Di sinilah sinergi antara pemerintah, akademisi, dan sektor swasta menjadi sangat penting. Kolaborasi lintas sektor bukan sekadar formalitas, melainkan kebutuhan mendesak untuk menghidupkan kembali nadi ekonomi pertanian yang selama ini tertidur.
Agroindustri tidak hanya berbicara tentang mesin, pabrik, atau produk olahan. Ia adalah wajah baru dari perjuangan panjang petani Indonesia untuk mendapatkan tempat yang layak di pasar global.
Setiap kilogram singkong yang diolah menjadi tepung, setiap tetes minyak kelapa yang dikemas dengan merek lokal, adalah simbol dari kemandirian ekonomi bangsa. Ketika agroindustri tumbuh, petani tidak lagi hanya menjadi penyedia bahan mentah, tetapi mitra sejajar dalam proses produksi yang berorientasi nilai tambah.
Ke depan, arah pembangunan pertanian Indonesia tidak lagi bisa berjalan di jalur tradisional. Dunia bergerak cepat, dan ketahanan pangan kini tak hanya diukur dari luas lahan atau jumlah panen, tetapi dari sejauh mana negara mampu mengolah hasilnya menjadi produk bernilai tinggi dan berdaya saing global.
Agroindustri adalah jantung dari visi besar itu jantung yang berdetak di antara ladang-ladang padi, pabrik pengolahan di pinggiran kota, dan meja makan masyarakat dunia yang menikmati hasil bumi nusantara.

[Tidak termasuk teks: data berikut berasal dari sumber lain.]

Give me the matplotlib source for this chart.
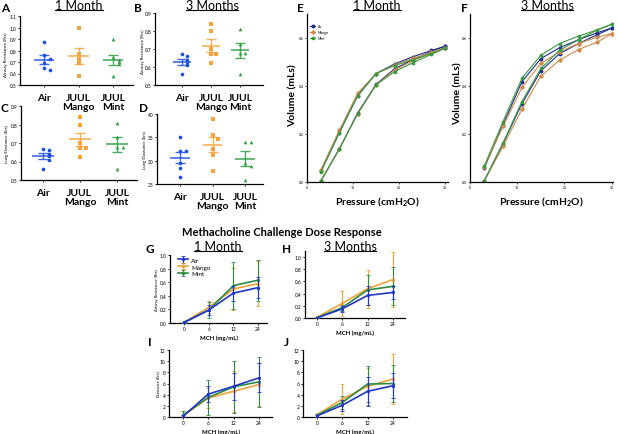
import matplotlib.pyplot as plt
import numpy as np
from matplotlib.lines import Line2D

plt.rcParams['font.family'] = ['Lato', 'DejaVu Sans']
plt.rcParams['mathtext.fontset'] = 'custom'
plt.rcParams['mathtext.rm'] = 'Lato:bold'
plt.rcParams['mathtext.default'] = 'rm'

# --- data ---
groups = ['Air', 'JUUL\nMango', 'JUUL\nMint']

a_air = [0.87, 0.76, 0.73, 0.69, 0.65, 0.63]
a_mango = [1.00, 0.77, 0.73, 0.69, 0.58]
a_mint = [0.90, 0.74, 0.72, 0.70, 0.68, 0.58]

b_air = [0.67, 0.66, 0.64, 0.63, 0.61, 0.56]
b_mango = [0.84, 0.80, 0.70, 0.675, 0.675, 0.625]
b_mint = [0.81, 0.73, 0.68, 0.68, 0.56]

c_air = [0.67, 0.66, 0.64, 0.63, 0.61, 0.56]
c_mango = [0.84, 0.80, 0.70, 0.675, 0.675, 0.625]
c_mint = [0.81, 0.73, 0.68, 0.68, 0.56]

d_air = [35.0, 32.1, 32.1, 29.6, 28.4, 26.6]
d_mango = [38.9, 35.5, 34.6, 32.6, 31.2, 27.8]
d_mint = [34.1, 33.9, 29.6, 28.8, 25.9]

pressure = [3, 7, 11, 15, 19, 23, 27, 30]
e_air_in = [0.004, 0.137, 0.288, 0.407, 0.472, 0.510, 0.545, 0.566]
e_air_out = [0.045, 0.205, 0.360, 0.452, 0.492, 0.522, 0.548, 0.566]
e_mango_in = [0.004, 0.137, 0.285, 0.405, 0.467, 0.505, 0.538, 0.560]
e_mango_out = [0.050, 0.215, 0.370, 0.452, 0.488, 0.515, 0.540, 0.560]
e_mint_in = [0.004, 0.137, 0.285, 0.405, 0.460, 0.497, 0.532, 0.558]
e_mint_out = [0.040, 0.205, 0.360, 0.452, 0.485, 0.510, 0.535, 0.558]

f_air_in = [0.004, 0.160, 0.326, 0.463, 0.535, 0.577, 0.614, 0.641]
f_air_out = [0.057, 0.239, 0.418, 0.514, 0.560, 0.593, 0.622, 0.641]
f_mango_in = [0.003, 0.149, 0.303, 0.441, 0.508, 0.552, 0.583, 0.618]
f_mango_out = [0.062, 0.232, 0.394, 0.494, 0.542, 0.577, 0.604, 0.618]
f_mint_in = [0.004, 0.163, 0.335, 0.473, 0.549, 0.593, 0.634, 0.657]
f_mint_out = [0.066, 0.252, 0.432, 0.528, 0.577, 0.608, 0.634, 0.657]

doses = ['0', '6', '12', '24']
g_air = [0.01, 0.19, 0.44, 0.52]
g_air_err = [0.01, 0.07, 0.11, 0.15]
g_mango = [0.01, 0.23, 0.50, 0.58]
g_mango_err = [0.01, 0.09, 0.31, 0.33]
g_mint = [0.005, 0.19, 0.55, 0.63]
g_mint_err = [0.01, 0.12, 0.35, 0.30]

h_air = [0.0, 0.15, 0.37, 0.42]
h_air_err = [0.01, 0.05, 0.15, 0.10]
h_mango = [0.01, 0.24, 0.48, 0.63]
h_mango_err = [0.01, 0.20, 0.31, 0.45]
h_mint = [0.005, 0.17, 0.46, 0.52]
h_mint_err = [0.01, 0.05, 0.25, 0.31]

i_air = [0.1, 4.1, 5.5, 7.0]
i_air_err = [0.2, 1.4, 2.4, 2.6]
i_mango = [0.2, 3.4, 4.6, 5.8]
i_mango_err = [0.8, 1.8, 3.7, 3.8]
i_mint = [0.3, 3.5, 5.4, 6.3]
i_mint_err = [0.8, 3.2, 4.7, 4.5]

j_air = [0.2, 2.1, 4.6, 5.6]
j_air_err = [0.2, 1.0, 2.6, 2.2]
j_mango = [0.4, 3.2, 5.5, 6.8]
j_mango_err = [0.3, 2.7, 3.3, 4.5]
j_mint = [0.3, 2.6, 5.9, 6.0]
j_mint_err = [0.3, 1.1, 3.3, 3.3]

W, H = 617, 435
fig = plt.figure(figsize=(W / 100, H / 100), dpi=100)


def px_axes(l, t, r, b):
    ax = fig.add_axes([l / W, 1 - b / H, (r - l) / W, (b - t) / H])
    ax.spines[['top', 'right']].set_visible(False)
    ax.spines[['left', 'bottom']].set_linewidth(0.9)
    ax.patch.set_alpha(0)
    return ax


def ftext(x, y, s, **kw):
    kw.setdefault('ha', 'center')
    kw.setdefault('va', 'center')
    return fig.text(x / W, 1 - y / H, s, **kw)


def swarm(vals, tol, step):
    offs = []
    placed = []
    for v in vals:
        k = sum(1 for p in placed if abs(p - v) < tol)
        sign = 1 if k % 2 else -1
        offs.append(0 if k == 0 else sign * ((k + 1) // 2) * step)
        placed.append(v)
    return np.array(offs)


dot_cols = ['#1f4fe0', '#f7a23c', '#2e9e43']
dot_marks = ['o', 's', '^']


def dot_panel(ax, data, ylim, yticks, fmt):
    tol = (ylim[1] - ylim[0]) * 0.06
    for i, vals in enumerate(data):
        vals = np.array(vals)
        col = dot_cols[i]
        ax.scatter(i + swarm(vals, tol, 0.17), vals, s=7, c=col,
                   marker=dot_marks[i], lw=0, zorder=3)
        m = vals.mean()
        sem = vals.std(ddof=1) / np.sqrt(len(vals))
        ax.hlines(m, i - 0.3, i + 0.3, color=col, lw=1.2, alpha=0.85)
        ax.errorbar(i, m, yerr=sem, color=col, fmt='none', capsize=3.8,
                    lw=1.0, capthick=1.0, alpha=0.85)
    ax.set_ylim(*ylim)
    ax.set_yticks(yticks)
    ax.set_yticklabels([fmt.format(t) for t in yticks])
    ax.set_xticks(range(3))
    ax.set_xticklabels(groups, fontsize=7.5, fontweight='bold', linespacing=1.0)
    ax.tick_params(axis='y', labelsize=3.5, length=1.5, width=0.6, pad=1)
    ax.tick_params(axis='x', length=1.5, width=0.6, pad=4)


axA = px_axes(20, 17, 133, 86)
dot_panel(axA, [a_air, a_mango, a_mint], (0.5, 1.1), np.arange(0.5, 1.11, 0.1), '{:.1f}')
axA.set_xlim(-0.7, 2.58)

axB = px_axes(155, 14, 263, 86)
dot_panel(axB, [b_air, b_mango, b_mint], (0.5, 0.9), np.arange(0.5, 0.91, 0.1), '{:.1f}')
axB.set_xlim(-0.93, 2.79)

axC = px_axes(21, 107, 137, 181)
dot_panel(axC, [c_air, c_mango, c_mint], (0.5, 0.9), np.arange(0.5, 0.91, 0.1), '{:.1f}')
axC.set_xlim(-0.59, 2.54)

axD = px_axes(157, 115, 263, 185)
dot_panel(axD, [d_air, d_mango, d_mint], (25, 40), np.arange(25, 41, 5), '{:.0f}')
axD.set_xlim(-0.71, 2.55)

ftext(6, 55, 'Airway Resistance (Rrs)', rotation=90, fontsize=3.2)
ftext(143, 52, 'Airway Resistance (Rrs)', rotation=90, fontsize=3.2)
ftext(7, 144, 'Lung Elastance (Ers)', rotation=90, fontsize=3.2)
ftext(145, 150, 'Lung Elastance (Ers)', rotation=90, fontsize=3.2)

# --- pressure-volume curves ---
pv_cols = ['#1f2e8c', '#d08a4c', '#3a9a40']
pv_marks = ['o', 'D', 's']
pv_names = ['Air', 'Mango', 'Mint']


def pv_panel(ax, curves):
    handles = []
    for k, (cin, cout) in enumerate(curves):
        for cv in (cin, cout):
            h, = ax.plot(pressure, cv, color=pv_cols[k], marker=pv_marks[k],
                         ms=1.8, lw=0.8, label=pv_names[k])
        handles.append(h)
    ax.set_ylim(0, 0.7)
    ax.set_yticks([0.0, 0.2, 0.4, 0.6])
    ax.set_yticklabels(['0.0', '0.2', '0.4', '0.6'])
    ax.set_xticks([0, 10, 20, 30])
    ax.tick_params(labelsize=2.5, length=1.2, width=0.5, pad=1)
    ax.set_xlabel('Pressure (cmH$_2$O)', fontsize=7.5, fontweight='bold', labelpad=4)
    return handles


axE = px_axes(307, 15, 448, 183)
hE = pv_panel(axE, [(e_air_in, e_air_out), (e_mango_in, e_mango_out), (e_mint_in, e_mint_out)])
axE.set_xlim(0, 30.6)
axE.legend(hE, pv_names, loc='upper left', bbox_to_anchor=(0.0, 0.96), fontsize=2.5,
           frameon=False, handlelength=1.5, handletextpad=0.8, labelspacing=0.6)

axF = px_axes(470, 15, 613, 183)
pv_panel(axF, [(f_air_in, f_air_out), (f_mango_in, f_mango_out), (f_mint_in, f_mint_out)])
axF.set_xlim(0, 30.3)

ftext(293, 96, 'Volume (mLs)', rotation=90, fontsize=7.5, fontweight='bold')
ftext(458, 94, 'Volume (mLs)', rotation=90, fontsize=7.5, fontweight='bold')

# --- methacholine dose response ---
mc_cols = ['#2236c8', '#f0a23a', '#2e8b45']
mc_marks = ['s', 'o', 's']
mc_face = ['#2236c8', 'none', '#2e8b45']


def dose_panel(ax, series, ylim, yticks, fmt):
    x = np.arange(len(doses))
    handles = [None, None, None]
    for k in (1, 2, 0):
        m, e = series[k]
        h = ax.errorbar(x, m, yerr=e, color=mc_cols[k], marker=mc_marks[k], ms=2.0,
                        mfc=mc_face[k], mew=0.6, lw=1.2, elinewidth=0.8, capsize=1.5,
                        capthick=0.8, zorder=3 + (k == 0))
        handles[k] = h
    ax.set_ylim(*ylim)
    ax.set_yticks(yticks)
    ax.set_yticklabels([fmt.format(t) for t in yticks])
    ax.set_xticks(x)
    ax.set_xticklabels(doses)
    ax.tick_params(labelsize=3.5, length=1.5, width=0.6, pad=1)
    ax.set_xlabel('MCH (mg/mL)', fontsize=4.3, fontweight='bold', labelpad=2)
    return handles


axG = px_axes(170, 256, 267, 324)
hG = dose_panel(axG, [(g_air, g_air_err), (g_mango, g_mango_err), (g_mint, g_mint_err)],
                (0, 1.0), np.arange(0, 1.01, 0.2), '{:.1f}')
axG.set_xlim(-0.57, 3.36)
axG.legend(hG, pv_names, loc='upper left', bbox_to_anchor=(0.02, 1.05), fontsize=4.5,
           frameon=False, handlelength=1.6, handletextpad=0.6, labelspacing=0.25)

axH = px_axes(305, 252, 405, 319)
dose_panel(axH, [(h_air, h_air_err), (h_mango, h_mango_err), (h_mint, h_mint_err)],
           (0, 1.1), np.arange(0, 1.01, 0.2), '{:.1f}')
axH.set_xlim(-0.47, 3.48)

axI = px_axes(169, 351, 272, 418)
dose_panel(axI, [(i_air, i_air_err), (i_mango, i_mango_err), (i_mint, i_mint_err)],
           (0, 12), np.arange(0, 13, 2), '{:.0f}')
axI.set_xlim(-0.55, 3.52)

axJ = px_axes(303, 351, 407, 418)
dose_panel(axJ, [(j_air, j_air_err), (j_mango, j_mango_err), (j_mint, j_mint_err)],
           (0, 12), np.arange(0, 13, 2), '{:.0f}')
axJ.set_xlim(-0.55, 3.56)

ftext(157, 290, 'Airway Resistance (Rrs)', rotation=90, fontsize=3.0)
ftext(158, 384, 'Elastance (Ers)', rotation=90, fontsize=3.0)

# --- panel letters and titles ---
for s, x, y in [('A', 5, 8), ('B', 138, 8), ('C', 4, 108), ('D', 143, 108),
                ('E', 300, 8), ('F', 464, 8), ('G', 150, 250), ('H', 287, 250),
                ('I', 150, 343), ('J', 286, 343)]:
    ftext(x, y, s, fontsize=8.5, fontweight='bold')

titles = []
for s, x, y in [('1 Month', 79, 6), ('3 Months', 212, 6), ('1 Month', 377, 6),
                ('3 Months', 547, 6), ('1 Month', 218, 247), ('3 Months', 350, 247)]:
    titles.append(ftext(x, y, s, fontsize=9))
ftext(282, 233, 'Methacholine Challenge Dose Response', fontsize=8, fontweight='bold')

fig.canvas.draw()
inv = fig.transFigure.inverted()
for t in titles:
    bb = t.get_window_extent()
    (x0, y0), (x1, _) = inv.transform([(bb.x0, bb.y0 + 1), (bb.x1, bb.y0 + 1)])
    fig.add_artist(Line2D([x0, x1], [y0, y0], color='black', lw=0.8, transform=fig.transFigure))

fig.savefig('out.png', dpi=100)
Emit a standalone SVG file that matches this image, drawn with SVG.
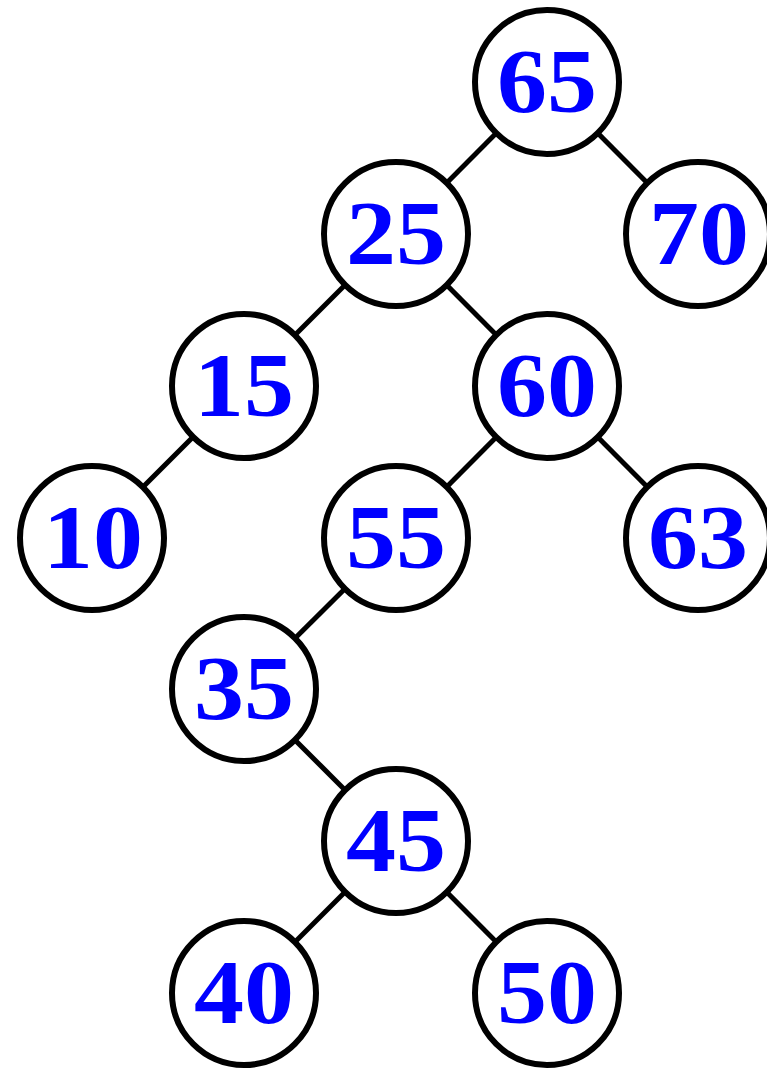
<svg xmlns="http://www.w3.org/2000/svg" width="767" height="1068" viewBox="0 0 767 1068">
<style>
.n circle{fill:#fff;stroke:#000;stroke-width:6}
.n text{font-family:"Liberation Serif",serif;font-weight:bold;font-size:92px;fill:#0000ff;text-anchor:middle}
#edges line{stroke:#000;stroke-width:5}
</style>
<rect width="767" height="1068" fill="#fff"/>
<g id="edges">
<line x1="547" y1="82" x2="396" y2="234"/>
<line x1="547" y1="82" x2="698" y2="234"/>
<line x1="396" y1="234" x2="244" y2="386"/>
<line x1="396" y1="234" x2="547" y2="386"/>
<line x1="244" y1="386" x2="92" y2="538"/>
<line x1="547" y1="386" x2="396" y2="538"/>
<line x1="547" y1="386" x2="698" y2="538"/>
<line x1="396" y1="538" x2="244" y2="689"/>
<line x1="244" y1="689" x2="396" y2="841"/>
<line x1="396" y1="841" x2="244" y2="993"/>
<line x1="396" y1="841" x2="547" y2="993"/>
</g>
<g id="n65" class="n"><circle cx="547" cy="82" r="72"/><text x="547" y="112" textLength="100" lengthAdjust="spacingAndGlyphs">65</text></g>
<g id="n25" class="n"><circle cx="396" cy="234" r="72"/><text x="396" y="264" textLength="100" lengthAdjust="spacingAndGlyphs">25</text></g>
<g id="n70" class="n"><circle cx="698" cy="234" r="72"/><text x="699" y="264" textLength="100" lengthAdjust="spacingAndGlyphs">70</text></g>
<g id="n15" class="n"><circle cx="244" cy="386" r="72"/><text x="244" y="416" textLength="100" lengthAdjust="spacingAndGlyphs">15</text></g>
<g id="n60" class="n"><circle cx="547" cy="386" r="72"/><text x="547" y="416" textLength="100" lengthAdjust="spacingAndGlyphs">60</text></g>
<g id="n10" class="n"><circle cx="92" cy="538" r="72"/><text x="93" y="568" textLength="100" lengthAdjust="spacingAndGlyphs">10</text></g>
<g id="n55" class="n"><circle cx="396" cy="538" r="72"/><text x="396" y="568" textLength="100" lengthAdjust="spacingAndGlyphs">55</text></g>
<g id="n63" class="n"><circle cx="698" cy="538" r="72"/><text x="698" y="568" textLength="100" lengthAdjust="spacingAndGlyphs">63</text></g>
<g id="n35" class="n"><circle cx="244" cy="689" r="72"/><text x="244" y="719" textLength="100" lengthAdjust="spacingAndGlyphs">35</text></g>
<g id="n45" class="n"><circle cx="396" cy="841" r="72"/><text x="396" y="871" textLength="100" lengthAdjust="spacingAndGlyphs">45</text></g>
<g id="n40" class="n"><circle cx="244" cy="993" r="72"/><text x="244" y="1023" textLength="100" lengthAdjust="spacingAndGlyphs">40</text></g>
<g id="n50" class="n"><circle cx="547" cy="993" r="72"/><text x="547" y="1023" textLength="100" lengthAdjust="spacingAndGlyphs">50</text></g>
</svg>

Apabila sektor ini dikelola secara cerdas dan berkeadilan, maka pertanian Indonesia bukan hanya akan bertahan, tetapi akan menjadi kekuatan ekonomi baru yang berdiri tegak di tengah persaingan global. Dari ladang yang sunyi hingga pasar dunia yang bising, perjalanan agroindustri Indonesia adalah perjalanan menuju kedaulatan ekonomi dan kesejahteraan rakyat yang sesungguhnya.